>>>>

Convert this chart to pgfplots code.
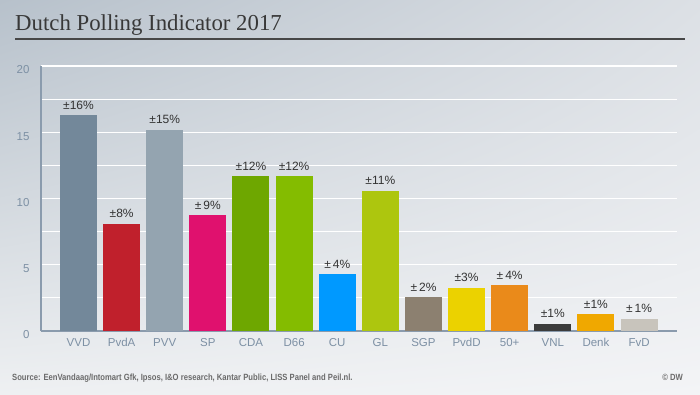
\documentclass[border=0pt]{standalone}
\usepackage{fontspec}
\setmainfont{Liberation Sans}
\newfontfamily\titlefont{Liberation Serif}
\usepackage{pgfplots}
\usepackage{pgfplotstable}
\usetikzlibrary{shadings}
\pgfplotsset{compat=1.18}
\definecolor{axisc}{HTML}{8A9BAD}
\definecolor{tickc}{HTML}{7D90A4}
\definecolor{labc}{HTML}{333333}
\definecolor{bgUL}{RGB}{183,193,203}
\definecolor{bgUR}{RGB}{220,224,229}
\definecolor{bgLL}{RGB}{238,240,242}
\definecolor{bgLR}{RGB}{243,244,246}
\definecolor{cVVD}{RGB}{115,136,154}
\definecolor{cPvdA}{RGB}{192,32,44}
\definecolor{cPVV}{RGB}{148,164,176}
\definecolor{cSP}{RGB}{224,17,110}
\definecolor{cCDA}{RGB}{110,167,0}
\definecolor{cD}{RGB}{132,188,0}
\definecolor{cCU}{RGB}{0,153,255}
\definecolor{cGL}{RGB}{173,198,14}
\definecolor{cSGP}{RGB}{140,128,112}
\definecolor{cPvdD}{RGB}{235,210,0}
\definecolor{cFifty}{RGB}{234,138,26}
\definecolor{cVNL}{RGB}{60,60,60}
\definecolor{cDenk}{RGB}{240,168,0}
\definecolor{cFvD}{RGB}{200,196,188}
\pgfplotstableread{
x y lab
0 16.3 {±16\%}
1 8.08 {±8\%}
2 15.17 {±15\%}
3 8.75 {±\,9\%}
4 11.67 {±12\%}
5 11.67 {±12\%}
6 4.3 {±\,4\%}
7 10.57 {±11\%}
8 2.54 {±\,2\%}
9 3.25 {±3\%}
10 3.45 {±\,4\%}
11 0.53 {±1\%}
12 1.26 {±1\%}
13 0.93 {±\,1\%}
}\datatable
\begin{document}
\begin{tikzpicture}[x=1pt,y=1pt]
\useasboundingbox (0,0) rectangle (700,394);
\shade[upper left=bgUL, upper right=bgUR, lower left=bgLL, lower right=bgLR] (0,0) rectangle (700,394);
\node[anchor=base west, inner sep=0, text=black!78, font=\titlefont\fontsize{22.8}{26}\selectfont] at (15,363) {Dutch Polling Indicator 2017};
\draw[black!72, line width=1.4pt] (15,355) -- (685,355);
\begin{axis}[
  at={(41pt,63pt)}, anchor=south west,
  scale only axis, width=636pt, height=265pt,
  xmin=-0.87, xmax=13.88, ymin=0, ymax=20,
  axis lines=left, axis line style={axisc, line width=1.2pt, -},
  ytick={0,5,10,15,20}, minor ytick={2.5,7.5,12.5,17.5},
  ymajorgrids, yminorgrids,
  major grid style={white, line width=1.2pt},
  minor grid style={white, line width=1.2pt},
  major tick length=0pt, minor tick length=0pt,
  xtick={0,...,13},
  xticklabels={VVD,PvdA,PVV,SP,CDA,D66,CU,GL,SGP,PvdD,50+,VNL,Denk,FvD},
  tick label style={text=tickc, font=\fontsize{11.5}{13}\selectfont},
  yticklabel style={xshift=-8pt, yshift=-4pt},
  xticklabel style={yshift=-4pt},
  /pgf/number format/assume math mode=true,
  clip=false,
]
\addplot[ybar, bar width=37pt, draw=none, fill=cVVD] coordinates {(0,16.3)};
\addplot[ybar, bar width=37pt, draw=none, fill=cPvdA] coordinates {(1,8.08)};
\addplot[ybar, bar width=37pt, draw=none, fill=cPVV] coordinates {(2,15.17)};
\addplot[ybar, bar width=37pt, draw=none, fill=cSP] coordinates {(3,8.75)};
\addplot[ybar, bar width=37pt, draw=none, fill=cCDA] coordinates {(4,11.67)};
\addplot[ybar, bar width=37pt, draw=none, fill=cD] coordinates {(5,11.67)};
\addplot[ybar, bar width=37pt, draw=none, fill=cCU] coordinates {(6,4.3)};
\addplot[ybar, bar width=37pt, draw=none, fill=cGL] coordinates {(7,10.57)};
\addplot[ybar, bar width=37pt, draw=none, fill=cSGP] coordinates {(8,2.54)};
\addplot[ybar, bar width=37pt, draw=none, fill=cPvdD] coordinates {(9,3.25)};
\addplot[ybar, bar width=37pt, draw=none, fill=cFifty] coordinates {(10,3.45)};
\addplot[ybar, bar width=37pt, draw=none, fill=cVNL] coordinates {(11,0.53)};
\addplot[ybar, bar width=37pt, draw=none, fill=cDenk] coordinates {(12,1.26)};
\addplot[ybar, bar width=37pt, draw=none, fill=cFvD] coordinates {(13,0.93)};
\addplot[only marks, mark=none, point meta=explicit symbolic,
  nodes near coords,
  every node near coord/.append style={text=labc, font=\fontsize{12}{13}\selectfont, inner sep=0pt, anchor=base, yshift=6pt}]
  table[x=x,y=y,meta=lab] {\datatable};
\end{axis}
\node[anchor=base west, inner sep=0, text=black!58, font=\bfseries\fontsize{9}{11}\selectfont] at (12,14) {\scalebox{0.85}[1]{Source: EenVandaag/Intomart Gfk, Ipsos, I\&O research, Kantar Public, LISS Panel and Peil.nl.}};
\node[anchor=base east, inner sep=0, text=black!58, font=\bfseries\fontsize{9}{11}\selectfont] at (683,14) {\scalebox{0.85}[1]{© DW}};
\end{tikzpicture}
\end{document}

<<<<

Repeat the data exactly in full, omitting its pictures.

Convert this chart to pgfplots code.
\documentclass[border=0pt]{standalone}
\usepackage{fontspec}
\setmainfont{Liberation Sans}
\newfontfamily\titlefont{Liberation Serif}
\usepackage{pgfplots}
\usepackage{pgfplotstable}
\usetikzlibrary{shadings}
\pgfplotsset{compat=1.18}
\definecolor{axisc}{HTML}{8A9BAD}
\definecolor{tickc}{HTML}{7D90A4}
\definecolor{labc}{HTML}{333333}
\definecolor{bgUL}{RGB}{183,193,203}
\definecolor{bgUR}{RGB}{220,224,229}
\definecolor{bgLL}{RGB}{238,240,242}
\definecolor{bgLR}{RGB}{243,244,246}
\definecolor{cVVD}{RGB}{115,136,154}
\definecolor{cPvdA}{RGB}{192,32,44}
\definecolor{cPVV}{RGB}{148,164,176}
\definecolor{cSP}{RGB}{224,17,110}
\definecolor{cCDA}{RGB}{110,167,0}
\definecolor{cD}{RGB}{132,188,0}
\definecolor{cCU}{RGB}{0,153,255}
\definecolor{cGL}{RGB}{173,198,14}
\definecolor{cSGP}{RGB}{140,128,112}
\definecolor{cPvdD}{RGB}{235,210,0}
\definecolor{cFifty}{RGB}{234,138,26}
\definecolor{cVNL}{RGB}{60,60,60}
\definecolor{cDenk}{RGB}{240,168,0}
\definecolor{cFvD}{RGB}{200,196,188}
\pgfplotstableread{
x y lab
0 16.3 {±16\%}
1 8.08 {±8\%}
2 15.17 {±15\%}
3 8.75 {±\,9\%}
4 11.67 {±12\%}
5 11.67 {±12\%}
6 4.3 {±\,4\%}
7 10.57 {±11\%}
8 2.54 {±\,2\%}
9 3.25 {±3\%}
10 3.45 {±\,4\%}
11 0.53 {±1\%}
12 1.26 {±1\%}
13 0.93 {±\,1\%}
}\datatable
\begin{document}
\begin{tikzpicture}[x=1pt,y=1pt]
\useasboundingbox (0,0) rectangle (700,394);
\shade[upper left=bgUL, upper right=bgUR, lower left=bgLL, lower right=bgLR] (0,0) rectangle (700,394);
\node[anchor=base west, inner sep=0, text=black!78, font=\titlefont\fontsize{22.8}{26}\selectfont] at (15,363) {Dutch Polling Indicator 2017};
\draw[black!72, line width=1.4pt] (15,355) -- (685,355);
\begin{axis}[
  at={(41pt,63pt)}, anchor=south west,
  scale only axis, width=636pt, height=265pt,
  xmin=-0.87, xmax=13.88, ymin=0, ymax=20,
  axis lines=left, axis line style={axisc, line width=1.2pt, -},
  ytick={0,5,10,15,20}, minor ytick={2.5,7.5,12.5,17.5},
  ymajorgrids, yminorgrids,
  major grid style={white, line width=1.2pt},
  minor grid style={white, line width=1.2pt},
  major tick length=0pt, minor tick length=0pt,
  xtick={0,...,13},
  xticklabels={VVD,PvdA,PVV,SP,CDA,D66,CU,GL,SGP,PvdD,50+,VNL,Denk,FvD},
  tick label style={text=tickc, font=\fontsize{11.5}{13}\selectfont},
  yticklabel style={xshift=-8pt, yshift=-4pt},
  xticklabel style={yshift=-4pt},
  /pgf/number format/assume math mode=true,
  clip=false,
]
\addplot[ybar, bar width=37pt, draw=none, fill=cVVD] coordinates {(0,16.3)};
\addplot[ybar, bar width=37pt, draw=none, fill=cPvdA] coordinates {(1,8.08)};
\addplot[ybar, bar width=37pt, draw=none, fill=cPVV] coordinates {(2,15.17)};
\addplot[ybar, bar width=37pt, draw=none, fill=cSP] coordinates {(3,8.75)};
\addplot[ybar, bar width=37pt, draw=none, fill=cCDA] coordinates {(4,11.67)};
\addplot[ybar, bar width=37pt, draw=none, fill=cD] coordinates {(5,11.67)};
\addplot[ybar, bar width=37pt, draw=none, fill=cCU] coordinates {(6,4.3)};
\addplot[ybar, bar width=37pt, draw=none, fill=cGL] coordinates {(7,10.57)};
\addplot[ybar, bar width=37pt, draw=none, fill=cSGP] coordinates {(8,2.54)};
\addplot[ybar, bar width=37pt, draw=none, fill=cPvdD] coordinates {(9,3.25)};
\addplot[ybar, bar width=37pt, draw=none, fill=cFifty] coordinates {(10,3.45)};
\addplot[ybar, bar width=37pt, draw=none, fill=cVNL] coordinates {(11,0.53)};
\addplot[ybar, bar width=37pt, draw=none, fill=cDenk] coordinates {(12,1.26)};
\addplot[ybar, bar width=37pt, draw=none, fill=cFvD] coordinates {(13,0.93)};
\addplot[only marks, mark=none, point meta=explicit symbolic,
  nodes near coords,
  every node near coord/.append style={text=labc, font=\fontsize{12}{13}\selectfont, inner sep=0pt, anchor=base, yshift=6pt}]
  table[x=x,y=y,meta=lab] {\datatable};
\end{axis}
\node[anchor=base west, inner sep=0, text=black!58, font=\bfseries\fontsize{9}{11}\selectfont] at (12,14) {\scalebox{0.85}[1]{Source: EenVandaag/Intomart Gfk, Ipsos, I\&O research, Kantar Public, LISS Panel and Peil.nl.}};
\node[anchor=base east, inner sep=0, text=black!58, font=\bfseries\fontsize{9}{11}\selectfont] at (683,14) {\scalebox{0.85}[1]{© DW}};
\end{tikzpicture}
\end{document}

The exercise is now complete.